Sometimes you’re working on something and you make a discovery but you don’t know exactly what the discovery is. In other words, the outcome is pleasing but you don’t know how you got there, or what the elements of your successful execution were. Or why, exactly, this works when something very similar doesn’t.

This painting is one such example of this experience. I am holding on to it because I think it has something to teach me. I will hold onto it until I think I’ve gotten the message.

With still life paintings, I think a lot about the relationship of the rectangles – background, foreground, middle ground – and the values – the relationship of light and dark. And color – pure shots of gorgeous color, chroma vs. neutral, shades of gray.

But today the aspect I keep thinking of temperature. The painting shifted for me when I repainted the background in a warmer neutral than I’d had before. That change, moving from a cooler gray to this warmer “pancake” neutral, was a “bingo!” moment.

It caused me to reexamine all of the other paintings in this series.

It caused me to reflect on the concept of painting relationships between things vs. the things themselves.

Broken Gladiolus, Cobalt Blue Jar, Tangerines is one in a series of “teachers” I’ll be showing at my Holiday Open House Friday and Saturday November 23 and 24.

Sketches, paintings, photographs, books prints and cards will be for sale, but the “teachers” will be on display in my special cabinet where I keep them to look at from time to time and to reflect on their lessons.

Interested in what they might have to teach you? Come by! We can have a conversation!

Does this concept resonate with you? If you are a “maker” are there things you make that you consider your teachers as well? Please share and comment below!

Blessings!

Erin

10 thoughts on “Don’t Fall in Love!”

  1. By now, I thought I would understand how to create a painting that I find satisfying…a balance of all the elements and energy, technique, etc. I find instead, that each painting is a mystery. The ones that I learn the most from are the ones that I try to fix, adding this and that, only to discover that the painting died somewhere in the process. So I keep painting, looking, learning along the way.

    Your open house sounds delightful, your paintings very beautiful. Thank You!
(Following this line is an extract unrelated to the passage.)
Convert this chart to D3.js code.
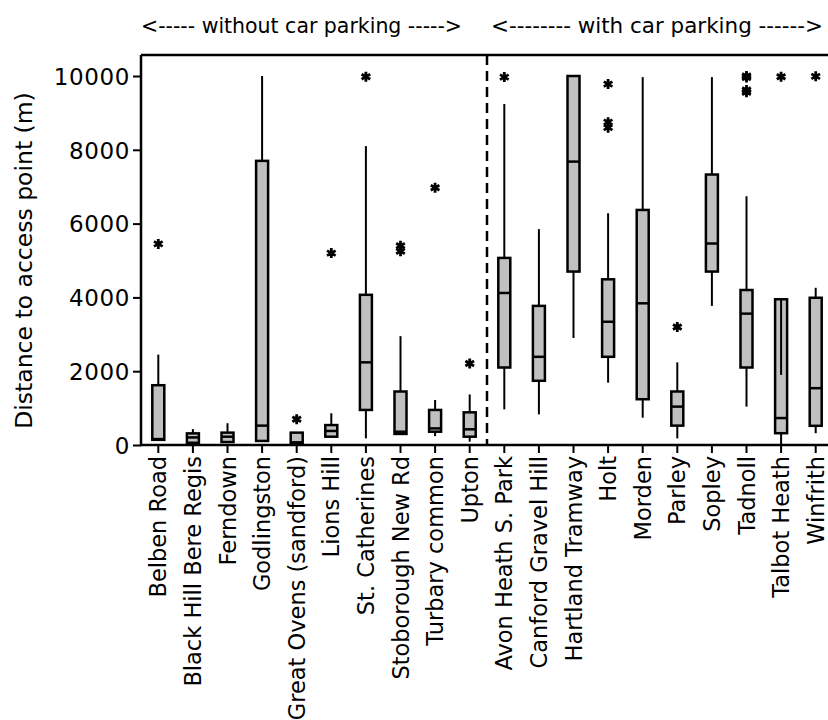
<!DOCTYPE html>
<html>
<head>
<meta charset="utf-8">
<script src="https://cdn.jsdelivr.net/npm/d3@7"></script>
<style>
  html, body { margin: 0; padding: 0; background: #fff; }
  svg text { font-family: "DejaVu Sans", Verdana, sans-serif; fill: #000; }
</style>
</head>
<body>
<svg id="chart" width="828" height="720"></svg>
<script>
// Sites, grouped: first ten have no car parking, the rest have parking
const categories = [
  "Belben Road", "Black Hill Bere Regis", "Ferndown", "Godlingston",
  "Great Ovens (sandford)", "Lions Hill", "St. Catherines", "Stoborough New Rd",
  "Turbary common", "Upton", "Avon Heath S. Park", "Canford Gravel Hill",
  "Hartland Tramway", "Holt", "Morden", "Parley", "Sopley", "Tadnoll",
  "Talbot Heath", "Winfrith"
];
const groupSplit = 10;

// Distances to access point (m)
const whiskerLow  = [140,   50,  70,  100,  50, 200,  180,  290,  240,   90,  965,  830, 2900, 1690,  740,  180, 3770, 1040,    0,  320];
const q1          = [140,   60,  80,  110,  60, 225,  950,  300,  360,  225, 2100, 1740, 4700, 2390, 1240,  525, 4700, 2100,  320,  520];
const median      = [160,  205, 225,  525,  70, 380, 2240,  360,  450,  425, 4120, 2390, 7680, 3340, 3840, 1040, 5460, 3560,  730, 1540];
const q3          = [1620, 315, 335, 7700, 335, 540, 4070, 1450,  950,  885, 5070, 3770, 10000, 4490, 6370, 1450, 7330, 4200, 3950, 3990];
const whiskerHigh = [2450, 430, 590, 10000, 340, 860, 8100, 2950, 1220, 1370, 9240, 5850, 10000, 6280, 9970, 2240, 9970, 6740, 3950, 4260];
const outliers = [
  [5450], [], [], [], [700], [5200], [9980], [5250, 5400], [6970], [2210],
  [9970], [], [], [9780, 8750, 8600], [], [3200], [], [10000, 9960, 9620, 9560],
  [9980], [9990]
];
// Extra segment drawn inside the Talbot Heath box
const innerSegment = { site: "Talbot Heath", from: 3950, to: 1900 };

const yTicks = [0, 2000, 4000, 6000, 8000, 10000];
const groupLabels = ["<----- without car parking ----->", "<-------- with car parking ------>"];

const svg = d3.select("#chart");
const plotTop = 55, plotBottom = 445, plotLeft = 141, plotRight = 833;

const x = d3.scaleBand().domain(categories).range([plotLeft, plotRight]);
const y = d3.scaleLinear().domain([0, 10000]).range([plotBottom, 76]);
const boxW = 12;

// frame: top line
svg.append("line")
  .attr("x1", plotLeft).attr("x2", 828).attr("y1", plotTop).attr("y2", plotTop)
  .attr("stroke", "#000").attr("stroke-width", 2.5);

// y axis
const yAxis = svg.append("g").attr("transform", `translate(${plotLeft},0)`)
  .call(d3.axisLeft(y).tickValues(yTicks).tickFormat(d3.format("d")).tickSize(8).tickPadding(3));
yAxis.select(".domain").remove();
yAxis.selectAll(".tick line").attr("stroke", "#000").attr("stroke-width", 2);
yAxis.selectAll(".tick text").style("font-size", "23px").style("letter-spacing", "0.6px").attr("dy", "0.36em");
svg.append("line")
  .attr("x1", plotLeft).attr("x2", plotLeft).attr("y1", plotTop).attr("y2", plotBottom)
  .attr("stroke", "#000").attr("stroke-width", 2.5);

// x axis
const xAxis = svg.append("g").attr("transform", `translate(0,${plotBottom})`)
  .call(d3.axisBottom(x).tickSize(8).tickSizeOuter(0));
xAxis.select(".domain").remove();
xAxis.selectAll(".tick line").attr("stroke", "#000").attr("stroke-width", 2);
xAxis.selectAll(".tick text")
  .style("font-size", "22.5px")
  .attr("text-anchor", "end")
  .attr("transform", "rotate(-90)")
  .attr("x", -11).attr("y", 0).attr("dy", "0.36em");
svg.append("line")
  .attr("x1", plotLeft - 1).attr("x2", 828).attr("y1", plotBottom).attr("y2", plotBottom)
  .attr("stroke", "#000").attr("stroke-width", 2.5);

// y axis title
svg.append("text")
  .attr("transform", `translate(32,${(76 + plotBottom) / 2}) rotate(-90)`)
  .attr("text-anchor", "middle")
  .style("font-size", "23.5px")
  .text("Distance to access point (m)");

// group divider
const splitX = (x(categories[groupSplit - 1]) + x.bandwidth() + x(categories[groupSplit])) / 2;
svg.append("line")
  .attr("x1", splitX).attr("x2", splitX).attr("y1", plotTop).attr("y2", plotBottom)
  .attr("stroke", "#000").attr("stroke-width", 2.5).attr("stroke-dasharray", "10,6");

// group labels
svg.append("text").attr("x", 141).attr("y", 33)
  .style("font-size", "21px").style("font-family", "'DejaVu Sans Condensed', 'DejaVu Sans', sans-serif")
  .attr("textLength", 321).attr("lengthAdjust", "spacingAndGlyphs")
  .text(groupLabels[0]);
svg.append("text").attr("x", 491).attr("y", 33)
  .style("font-size", "21px").style("font-family", "'DejaVu Sans Condensed', 'DejaVu Sans', sans-serif")
  .attr("textLength", 332).attr("lengthAdjust", "spacingAndGlyphs")
  .text(groupLabels[1]);

// boxes
const boxes = svg.append("g");
const sym = d3.symbol().type(d3.symbolAsterisk).size(70);
categories.forEach((c, i) => {
  const cx = x(c) + x.bandwidth() / 2;
  const g = boxes.append("g");
  // whiskers
  g.append("line").attr("x1", cx).attr("x2", cx)
    .attr("y1", y(q3[i])).attr("y2", y(whiskerHigh[i]))
    .attr("stroke", "#000").attr("stroke-width", 2);
  g.append("line").attr("x1", cx).attr("x2", cx)
    .attr("y1", y(q1[i])).attr("y2", y(whiskerLow[i]))
    .attr("stroke", "#000").attr("stroke-width", 2);
  // box
  g.append("rect")
    .attr("x", cx - boxW / 2).attr("width", boxW)
    .attr("y", y(q3[i])).attr("height", y(q1[i]) - y(q3[i]))
    .attr("fill", "#c0c0c0").attr("stroke", "#000").attr("stroke-width", 2.5);
  // median
  g.append("line")
    .attr("x1", cx - boxW / 2).attr("x2", cx + boxW / 2)
    .attr("y1", y(median[i])).attr("y2", y(median[i]))
    .attr("stroke", "#000").attr("stroke-width", 2.5);
  if (c === innerSegment.site) {
    g.append("line").attr("x1", cx).attr("x2", cx)
      .attr("y1", y(innerSegment.from)).attr("y2", y(innerSegment.to))
      .attr("stroke", "#000").attr("stroke-width", 2);
  }
  // outliers
  outliers[i].forEach(v => {
    g.append("path")
      .attr("d", sym())
      .attr("transform", `translate(${cx},${y(v)})`)
      .attr("fill", "none").attr("stroke", "#000").attr("stroke-width", 2.8);
  });
});
</script>
</body>
</html>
  2. Absolutely! I have a few I’ve kept and especially when I’m ‘stuck’ I take a look and try to figure out the elements that I need again….

  3. Yes there are those teachers that I simply must hold on to as well. My first landscape, my first time using a certain style of brush stroke or type of color and then I see something. I also have some that I think are basically…teachers and oh boy are they awful looking. I have kept these and now will gesso over them. I am ready to move on and let go of the works I have done. This is a hard thing at first…letting the painting go. My paintings are a record of what I am going through and what I am opening up. This has been a very spiritual practice for me. I paint my emotions and my visions. Sometimes I have no idea where they come from…these paintings. So much fun!

  4. A “lesson earned, learned and celebrated…is what my NFS represent. How did I get there?..and it works! I agree with you. I display these pieces where I can view them to encourage me to work on!
    Thank you Erin for your guidance.
    Sandra

  5. So love your observations on your process. I’m a painter and fiber artist and wish I still had some of my “teacher paintings.” They are like a curio cabinet combined with our love for what we do and a passion for learning that fuels these tiny discovery celebrations for me! Almost so they’re so personal that I think they’d bore most people stiff. Love your work Erin. So fresh!